If you're talking a very large dataset, you might want to consider putting the data into a database and doing the query there. LINQ's GroupBy and Distinct will both require some hashing (though my implementation above will be quite a bit less overhead than string joining + grouping).
Reed Copsey, Jr. - http://reedcopsey.com
Wednesday, October 13, 2010 11:53 PM
You would need an IEqualityComparer<int[]> to do this:
public IntArrayEqualityComparer : IEqualityComparer<int[]>
{
public bool Equals(int[] array1, int[] array2)
{
return array1.SequenceEquals(array2);
}
public int GetHashCode(int[] arr)
{
// Implement some hash - this isn't great, but it'll work
int hash = array.Length;
foreach(var i in arr)
hash = hash ^ i;
return hash;
}
}
With this method, you could then do:
int[][] productIds = purchaseorders.Select(p => p.ProductID).Distinct(new IntArrayEqualityComparer()).ToArray();
Reed Copsey, Jr. - http://reedcopsey.com
Thursday, October 14, 2010 2:42 AM
Hi
you could join the int[] and use the string as the key to group by:
PurchaseOrder[] purchaseOrders = {
new PurchaseOrder{ProductID = new []{1,2,3,4,5}},
new PurchaseOrder{ProductID = new []{2,3,4,5,6}},
new PurchaseOrder{ProductID = new []{3,4,5,6,7}},
new PurchaseOrder{ProductID = new []{4,5,6,7,8}},
new PurchaseOrder{ProductID = new []{5,6,7,8,9}},
new PurchaseOrder{ProductID = new []{2,3,4,5,6}},
new PurchaseOrder{ProductID = new []{1,2,3,4,5}},
};
var groupedIds = purchaseOrders
.GroupBy(p => string.Join(",", p.ProductID))

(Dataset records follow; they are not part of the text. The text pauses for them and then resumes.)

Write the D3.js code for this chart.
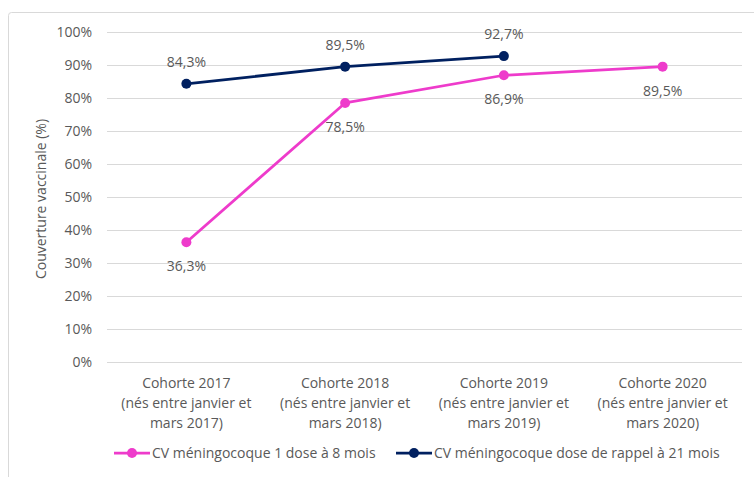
<!DOCTYPE html>
<html>
<head>
<meta charset="utf-8">
<script src="https://cdn.jsdelivr.net/npm/d3@7"></script>
<style>
  body { margin: 0; background: #fff; }
  svg text { font-family: "Open Sans", Lato, sans-serif; fill: #595959; }
</style>
</head>
<body>
<div id="chart"></div>
<script>

var categories = [
	['Cohorte 2017', '(nés entre janvier et', 'mars 2017)'],
	['Cohorte 2018', '(nés entre janvier et', 'mars 2018)'],
	['Cohorte 2019', '(nés entre janvier et', 'mars 2019)'],
	['Cohorte 2020', '(nés entre janvier et', 'mars 2020)']
]

var dose8 = [36.3, 78.5, 86.9, 89.5]
var rappel21 = [84.3, 89.5, 92.7, null]

var series_names = [
	'CV méningocoque 1 dose à 8 mois',
	'CV méningocoque dose de rappel à 21 mois'
]

var y_ticks = [0, 10, 20, 30, 40, 50, 60, 70, 80, 90, 100]

var width = 754,
	height = 477,
	margin = {top: 32, right: 12, bottom: 115, left: 107},
	font_size = 14

var pink = '#ee3bcb',
	navy = '#002060'

var svg = d3.select('#chart')
	.append('svg')
	.attr('width', width)
	.attr('height', height)

// outer frame of the chart (runs off right / bottom edge)
svg.append('rect')
	.attr('x', 8.5)
	.attr('y', 12.5)
	.attr('width', 800)
	.attr('height', 520)
	.attr('rx', 3)
	.attr('fill', 'none')
	.attr('stroke', '#d9d9d9')

var x = d3.scaleBand()
	.domain(d3.range(categories.length))
	.range([margin.left, width - margin.right])

var y = d3.scaleLinear()
	.domain([0, 100])
	.range([height - margin.bottom, margin.top])

// grid
svg.append('g')
	.selectAll('line')
	.data(y_ticks)
	.join('line')
		.attr('x1', margin.left)
		.attr('x2', width - margin.right)
		.attr('y1', d => Math.round(y(d)) + 0.5)
		.attr('y2', d => Math.round(y(d)) + 0.5)
		.attr('stroke', '#d9d9d9')
		.attr('stroke-width', 1)

// y tick labels
svg.append('g')
	.selectAll('text')
	.data(y_ticks)
	.join('text')
		.attr('x', margin.left - 15)
		.attr('y', d => y(d))
		.attr('dy', '0.35em')
		.attr('text-anchor', 'end')
		.attr('font-size', font_size)
		.text(d => d + '%')

// y axis title
svg.append('text')
	.attr('transform', 'translate(46,' + (y(50) + 2) + ') rotate(-90)')
	.attr('text-anchor', 'middle')
	.attr('font-size', font_size)
	.text('Couverture vaccinale (%)')

// category labels
var cat = svg.append('g')
	.selectAll('text')
	.data(categories)
	.join('text')
		.attr('text-anchor', 'middle')
		.attr('font-size', font_size)
		.attr('x', (d, i) => x(i) + x.bandwidth() / 2)

cat.selectAll('tspan')
	.data(d => d)
	.join('tspan')
		.attr('x', function () { return d3.select(this.parentNode).attr('x') })
		.attr('y', (d, i) => 388 + i * 20)
		.text(d => d)

var line = d3.line()
	.defined(d => d != null)
	.x((d, i) => x(i) + x.bandwidth() / 2)
	.y(d => y(d))

var fmt = v => d3.format('.1f')(v).replace('.', ',') + '%'

var series = [
	{values: dose8, color: pink, label_dy: 24},
	{values: rappel21, color: navy, label_dy: -22}
]

series.forEach(s => {

	svg.append('path')
		.datum(s.values)
		.attr('fill', 'none')
		.attr('stroke', s.color)
		.attr('stroke-width', 2.75)
		.attr('stroke-linejoin', 'round')
		.attr('d', line)

	var pts = s.values.map((v, i) => ({v: v, i: i})).filter(d => d.v != null)

	svg.append('g')
		.selectAll('circle')
		.data(pts)
		.join('circle')
			.attr('cx', d => x(d.i) + x.bandwidth() / 2)
			.attr('cy', d => y(d.v))
			.attr('r', 5)
			.attr('fill', s.color)

	svg.append('g')
		.selectAll('text')
		.data(pts)
		.join('text')
			.attr('x', d => x(d.i) + x.bandwidth() / 2)
			.attr('y', d => y(d.v) + s.label_dy)
			.attr('dy', '0.35em')
			.attr('text-anchor', 'middle')
			.attr('font-size', font_size)
			.text(d => fmt(d.v))

})

// legend
var legend_items = [
	{name: series_names[0], color: pink, x: 114},
	{name: series_names[1], color: navy, x: 396}
]

var lg = svg.append('g')
	.selectAll('g')
	.data(legend_items)
	.join('g')
		.attr('transform', d => 'translate(' + d.x + ',453)')

lg.append('line')
	.attr('x1', 0)
	.attr('x2', 36)
	.attr('stroke', d => d.color)
	.attr('stroke-width', 2.75)

lg.append('circle')
	.attr('cx', 18)
	.attr('r', 5)
	.attr('fill', d => d.color)

lg.append('text')
	.attr('x', 38)
	.attr('dy', '0.35em')
	.attr('font-size', font_size)
	.text(d => d.name)

</script>
</body>
</html>
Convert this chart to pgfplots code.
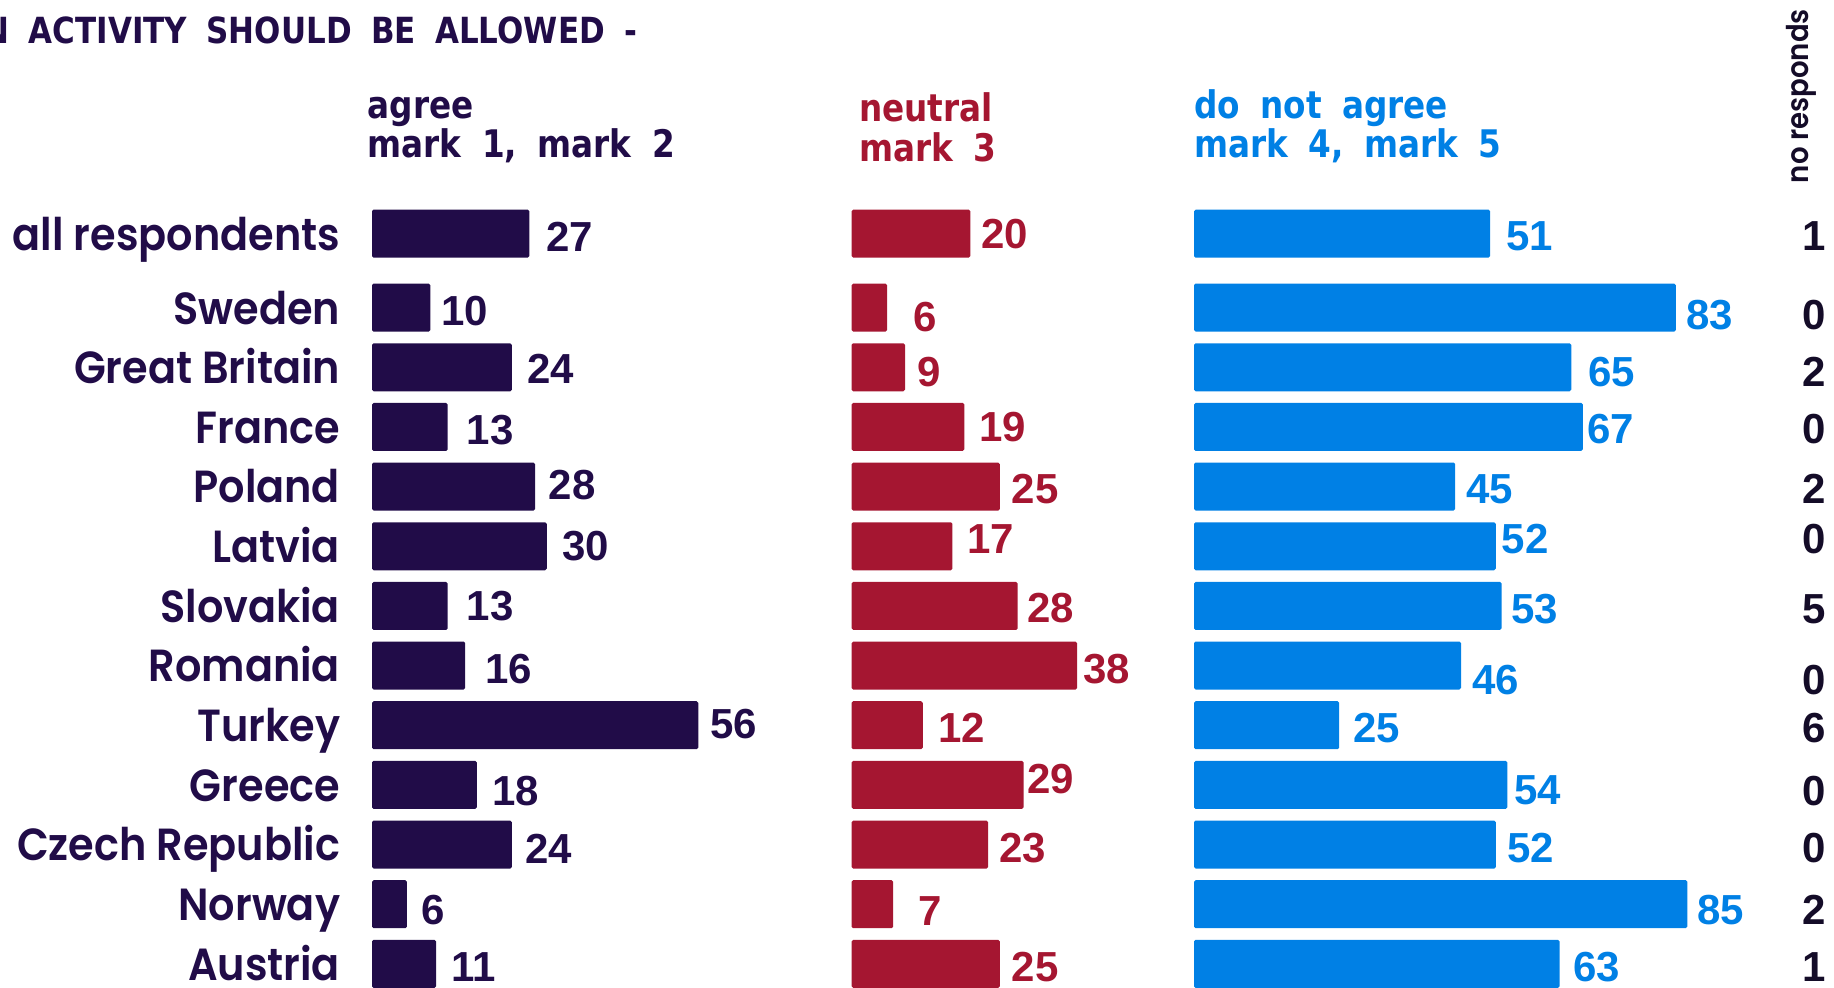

.Select(g => g.First().ProductID)
.ToArray();
If this is exercised on huge data amounts then building some kind
of unique int32 / int64 out of the productid - which is calculated
only once per instance - and that serves as a key to group by -
is recommended.
Chris
Thursday, October 14, 2010 8:17 AM
Hi Chris,
Thanks for your reply.
The query will be running on a humg amount of data.
Could you please explain more in detail about **"If this is exercised on huge data amounts then building some kind
of unique int32 / int64 out of the productid - which is calculated
only once per instance - and that serves as a key to group by -
is recommended. "?
**
Thanks
Thursday, October 14, 2010 8:19 AM
Hi Reed,
Thanks for you reply.
In terms of performance, will the IEqualityComparer<int[]> methods performs well? what will be the best way to implement the GetHashCode function?
We need to run it on huge amout of data.